Angelique Kerber stapfte völlig frustriert vom Platz, wenig später schlich Alexander Zverev ermattet aus dem Stadion: Innerhalb von 20 Minuten endeten die Hoffnungen der deutschen Tennisstars in der zweiten Runde des Hartplatz-Turniers in Cincinnati. Die verpatzte Generalprobe vor den US Open in New York (ab 28. August) störte die Kielerin allerdings sichtlich mehr als den zuletzt erfolgsverwöhnten Youngster.
Beim Handschlag würdigte Kerber ihre Gegnerin Ekaterina Makarova keines Blickes. 2:40 Stunden hatte sie sich gegen die Niederlage gestemmt, sieben Matchbälle abgewehrt und doch verloren. Nach dem 4:6, 6:1, 6:7 (11:13) gegen die von Krämpfen geplagte Russin fiel es Kerber schwer, mit dem nächsten Rückschlag fertig zu werden. Das Match sei ein einziges "Auf und Ab" gewesen, sagte sie, vor allem im dritten Satz: "Sie hatte Chancen, ich hatte welche. Am Ende hat ein Punkt entschieden."
"Noch nie so gut gefühlt"
Mit nur einem Sieg auf Hardcourt, einem schmerzenden Ellbogen und ohne Selbstvertrauen reist Kerber nach Flushing Meadows, wo sie im vergangenen Jahr Platz eins der Weltrangliste und ihren zweiten Grand-Slam-Titel erobert hatte. Die Zweifel an der Wende zum Guten standen ihr in Cincinnati ins Gesicht geschrieben.

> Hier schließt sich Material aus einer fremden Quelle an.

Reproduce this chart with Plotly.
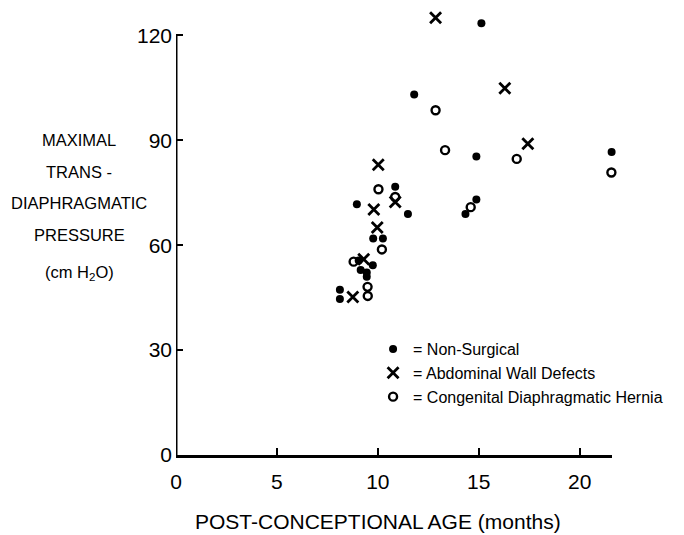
import plotly.graph_objects as go

# Data (post-conceptional age in months, pressure in cm H2O)
nonsurg_x = [15.13, 11.8, 14.88, 21.58, 10.86, 8.96, 11.49, 14.88, 14.34, 9.77, 10.25,
             9.05, 9.75, 9.15, 9.45, 9.45, 8.12, 8.12]
nonsurg_y = [123.5, 103.1, 85.4, 86.7, 76.7, 71.7, 68.9, 73.1, 68.9, 61.9, 61.9,
             55.6, 54.3, 52.9, 52.2, 51.0, 47.3, 44.6]

awd_x = [12.86, 16.29, 17.43, 10.02, 10.86, 9.80, 9.97, 9.3, 8.76]
awd_y = [125.1, 104.9, 89.0, 83.0, 72.4, 70.2, 65.1, 56.0, 45.2]

cdh_x = [12.86, 13.33, 16.88, 21.57, 10.03, 10.86, 14.60, 10.2, 8.8, 9.49, 9.5]
cdh_y = [98.6, 87.2, 84.7, 80.8, 76.0, 73.8, 70.9, 58.8, 55.3, 48.1, 45.5]

x_ticks = [0, 5, 10, 15, 20]
y_ticks = [0, 30, 60, 90, 120]
ytitle_lines = ["MAXIMAL", "TRANS -", "DIAPHRAGMATIC", "PRESSURE", "(cm H<sub>2</sub>O)"]
xtitle = "POST-CONCEPTIONAL AGE (months)"

FONT = "Liberation Sans"
Y_TOP = 127          # axis range top (room for points above the 120 end of the axis line)
PX_PER_Y = 3.5
PLOT_TOP_ABS = 455 - Y_TOP * PX_PER_Y   # absolute page y of plot-area top
PLOT_H = Y_TOP * PX_PER_Y


def py(abs_y):
    return 1 - (abs_y - PLOT_TOP_ABS) / PLOT_H


def px(abs_x):
    return (abs_x - 176) / 436


fig = go.Figure()
fig.add_trace(go.Scatter(
    x=nonsurg_x, y=nonsurg_y, mode="markers", name="= Non-Surgical", cliponaxis=False,
    marker=dict(symbol="circle", size=8, color="black")))
fig.add_trace(go.Scatter(
    x=awd_x, y=awd_y, mode="markers", name="= Abdominal Wall Defects", cliponaxis=False,
    marker=dict(symbol="x-thin-open", size=11, color="black",
                line=dict(width=2.8, color="black"))))
fig.add_trace(go.Scatter(
    x=cdh_x, y=cdh_y, mode="markers", name="= Congenital Diaphragmatic Hernia",
    cliponaxis=False,
    marker=dict(symbol="circle-open", size=8, color="black",
                line=dict(width=2.4, color="black"))))

# vertical axis line ending at the top tick (120)
fig.add_shape(type="line", xref="x", yref="y", x0=0, x1=0, y0=0, y1=max(y_ticks),
              line=dict(color="black", width=3))

# Y-axis title lines
ys_px = [140, 172, 203, 235, 273]
for txt, ypx in zip(ytitle_lines, ys_px):
    fig.add_annotation(text=txt, xref="paper", yref="paper",
                       x=px(79), y=py(ypx),
                       showarrow=False, xanchor="center", yanchor="middle",
                       font=dict(family=FONT, size=16.5, color="black"))

# X-axis title
fig.add_annotation(text=xtitle, xref="paper", yref="paper", x=px(378), y=py(522),
                   showarrow=False, xanchor="center", yanchor="middle",
                   font=dict(family=FONT, size=21, color="black"))

fig.update_layout(
    width=684, height=535,
    margin=dict(l=168, r=80, t=PLOT_TOP_ABS - 8, b=535 - 447),
    paper_bgcolor="white", plot_bgcolor="white",
    showlegend=True,
    legend=dict(x=0.452, y=py(332), xanchor="left", yanchor="top",
                font=dict(family=FONT, size=16, color="black"),
                bgcolor="rgba(0,0,0,0)", tracegroupgap=0, itemwidth=30),
    xaxis=dict(range=[0, 21.6], tickvals=x_ticks, ticktext=[str(v) for v in x_ticks],
               showgrid=False, zeroline=False, showline=True, linecolor="black",
               linewidth=3, ticks="inside", ticklen=7, tickwidth=2, tickcolor="black",
               ticklabelstandoff=6,
               tickfont=dict(family=FONT, size=21, color="black")),
    yaxis=dict(range=[0, Y_TOP], tickvals=y_ticks, ticktext=[str(v) for v in y_ticks],
               showgrid=False, zeroline=False, showline=False,
               ticks="inside", ticklen=7, tickwidth=2, tickcolor="black",
               ticklabelstandoff=3,
               tickfont=dict(family=FONT, size=21, color="black")),
)

fig.write_html("out.html")
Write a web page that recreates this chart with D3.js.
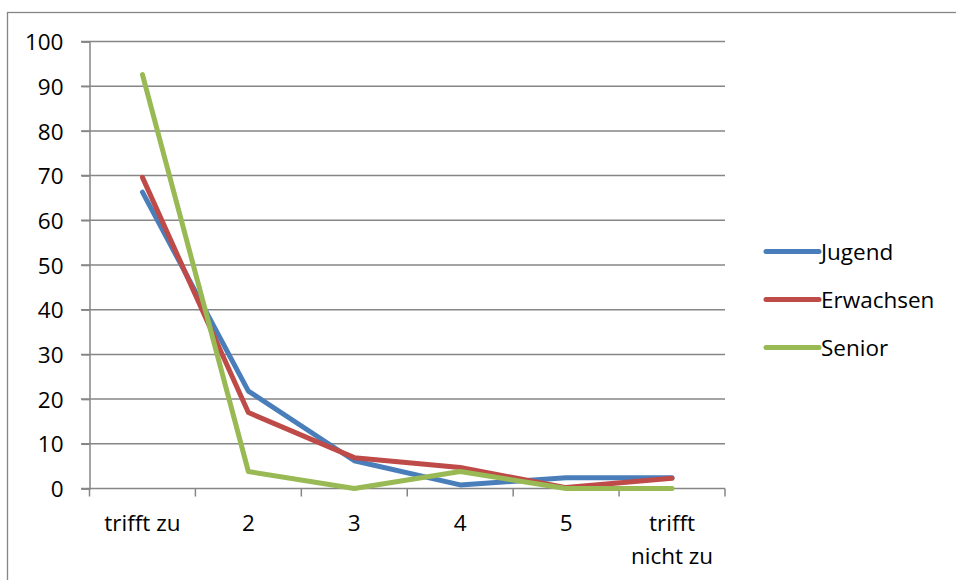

Wie Zuversicht in der Niederlage aussieht und sich anhört, zeigte Zverev, der seinen Bezwinger Frances Tiafoe (USA) nach dem 6:4, 3:6, 4:6 am Netz in den Arm nahm. Das frühe Aus nach seinen Triumphen in Washington D.C. und beim Masters in Montréal hakte der 20-Jährige schnell ab und richtete den Blick nach vorne. Nach den Erfolgen der vergangenen zwei Wochen spüre er viel Vertrauen in sein Spiel, sagte Zverev: "Ich habe mich vor einem Grand Slam wahrscheinlich noch nie so gut gefühlt."
Bis zum Turnierstart in New York kann der gebürtige Hamburger die Kraft sammeln, die er für die anstrengenden Major-Matches über drei Gewinnsätze braucht. Zverev ist sich durchaus bewusst, dass er im Big Apple um den Titel mitspielen kann, zumal einige der etablierten Stars verletzt fehlen. Die Vorjahresfinalisten Novak Djokovic und Stan Wawrinka haben ihre Saison bereits beendet - ebenso Kei Nishikori. Marin Cilic und Milos Raonic sind angeschlagen, und auch Roger Federer plagen seit Montréal Rückenprobleme.
Kleiner Favoritenkreis
Dennoch zählt Zverev den Schweizer, den er im Finale von Montréal bezwingen konnte, zu den Top-Favoriten in New York. "Roger und Rafa (Nadal, d. Red.) sind die Stärksten", sagte er: "Dahinter kommen einige Jungs, und ich denke, zu dieser Gruppe gehöre ich auch."
Eine Gruppe, in die Angelique Kerber eingeordnet werden kann, gibt es derzeit nicht. In Wimbledon hatte sie sich nach ihrer couragierten Vorstellung gegen die spätere Siegerin Garbine Muguruza "auf einem guten Weg" gewähnt. Zwei Turniere später ist die Krise zurück - und der Absturz im Ranking kaum noch zu vermeiden.